There is one more important element in Europe’s spiritual heritage that we new members bring to the Union. The “old” member states often justify the EU’s drive for closer integration with talk of addressing the shortcomings of the modern nation state. It is worth reminding ourselves then, that for more than two centuries Poles, along with other nations of eastern and central Europe, with Ukrainians, Lithuanians, Russians, Germans and Jews, participated in an ambitious project of true political union, the so-called Lublin Union. This union was based on a mechanism for the peaceful integration of nations joined together by citizenship, religious tolerance, multi-cultural identity in a way that stood in stark contrast to the western political ethos at a time of deadly religious competition.
We Europeans will not be able to understand and make sense of the EU’s latest enlargement if we perceive it solely through the prism of its being a club of rich and developed states that have magnanimously chosen to admit their historically challenged partners from the east. It is precisely these countries coming in from the cold that have preserved, and now bring with them, a truly European spiritual dimension to enrich our common identity. It is appropriate here to quote Jacques Delors. The former Commission President recently commented that “if, in years to come, Europe does not regain its spiritual balance, it will not live very long”.
In the 19th Century, eminent Polish historians divided into two schools of thought: the Romantics and the Kraków School. The Romantics believed that younger Europe had a lot to contribute to the west – virility, enthusiasm, endurance and knowledge of how to prevail in times of distress. The Kraków School was much more pessimistic; it recognized the gap between Europe’s east and west and identified younger Europe with immaturity, complexes and imperfection. Its proponents believed that we still had a lot to learn from our more civilized western brothers.

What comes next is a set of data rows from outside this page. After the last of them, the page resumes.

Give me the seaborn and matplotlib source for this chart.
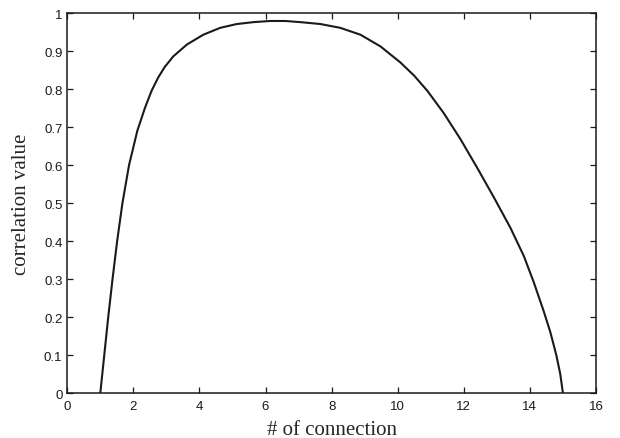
import pandas as pd
import matplotlib
matplotlib.use("Agg")
import matplotlib.pyplot as plt
import seaborn as sns

# values
connections = [1.0, 1.12, 1.24, 1.37, 1.51, 1.67, 1.87, 2.12, 2.35, 2.55,
               2.75, 2.95, 3.21, 3.62, 4.12, 4.63, 5.13, 5.64, 6.14, 6.60,
               7.05, 7.66, 8.26, 8.87, 9.48, 10.08, 10.5, 10.9, 11.39, 11.90,
               12.41, 12.91, 13.41, 13.82, 14.12, 14.42, 14.62, 14.80, 14.92, 15.0]
correlation = [0.0, 0.1, 0.2, 0.3, 0.4, 0.5, 0.6, 0.69, 0.75, 0.795,
               0.83, 0.858, 0.886, 0.917, 0.943, 0.961, 0.971, 0.976, 0.979, 0.979,
               0.976, 0.971, 0.961, 0.943, 0.912, 0.870, 0.835, 0.795, 0.737, 0.668,
               0.592, 0.515, 0.435, 0.36, 0.291, 0.215, 0.160, 0.100, 0.050, 0.0]

x_ticks = [0, 2, 4, 6, 8, 10, 12, 14, 16]
y_ticks = [0, 0.1, 0.2, 0.3, 0.4, 0.5, 0.6, 0.7, 0.8, 0.9, 1]
y_tick_labels = ["0", "0.1", "0.2", "0.3", "0.4", "0.5", "0.6", "0.7", "0.8", "0.9", "1"]

df = pd.DataFrame({"x": connections, "y": correlation})

sns.set_style("ticks")
plt.rcParams["font.family"] = ["Liberation Sans", "DejaVu Sans"]

fig = plt.figure(figsize=(6.2, 4.39), dpi=100)
ax = fig.add_axes([0.1085, 0.1025, 0.8527, 0.8656])

sns.lineplot(data=df, x="x", y="y", color="#1a1a1a", linewidth=1.5,
             estimator=None, sort=False, ax=ax)

ax.set_xlim(0, 16)
ax.set_ylim(0, 1)
ax.set_xticks(x_ticks)
ax.set_yticks(y_ticks)
ax.set_yticklabels(y_tick_labels)
ax.tick_params(direction="in", length=4, width=0.9, top=True, right=True,
               labelsize=9.5, colors="#1a1a1a", pad=3.5)
ax.tick_params(axis="x", pad=5)
for side in ax.spines.values():
    side.set_visible(True)
    side.set_linewidth(1.1)
    side.set_color("#1a1a1a")

ax.set_xlabel("# of connection", family="Liberation Serif", fontsize=15, labelpad=6)
ax.set_ylabel("correlation value", family="Liberation Serif", fontsize=15, labelpad=9)

fig.savefig("out.png", dpi=100)
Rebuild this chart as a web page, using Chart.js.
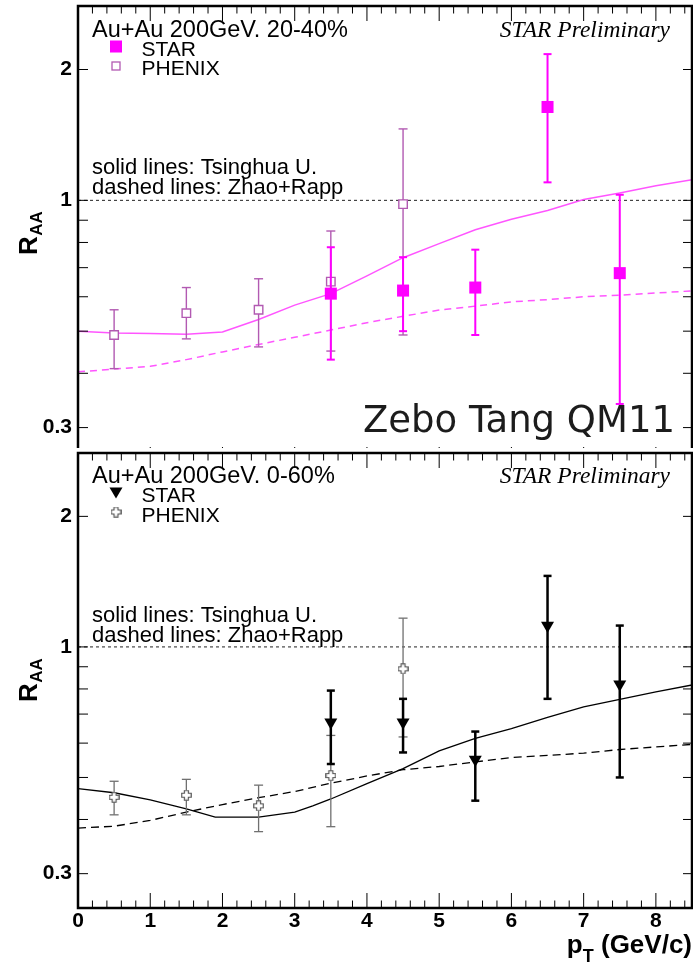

Most Poles would nowadays have to admit that in the context of that old debate they would rather see themselves as Romantics. “Younger Europe” has great potential and great reservoirs of energy that for decades had been gagged by totalitarianism. What therefore can be our input as newcomers to the integration project? Our contribution must be based on the conviction that freedom is worth paying a price for, that one cannot build a true community without a basic sense of solidarity, that peaceful integration is one of the best means of achieving unity and, last but not least, that the tradition of Christianity (even though religion is separate from politics) may actually strengthen not weaken our common enterprise. The new member states bring with them a dynamism that is indispensable for the Union. Thanks to its reunification, Europe will finally breathe with two lungs.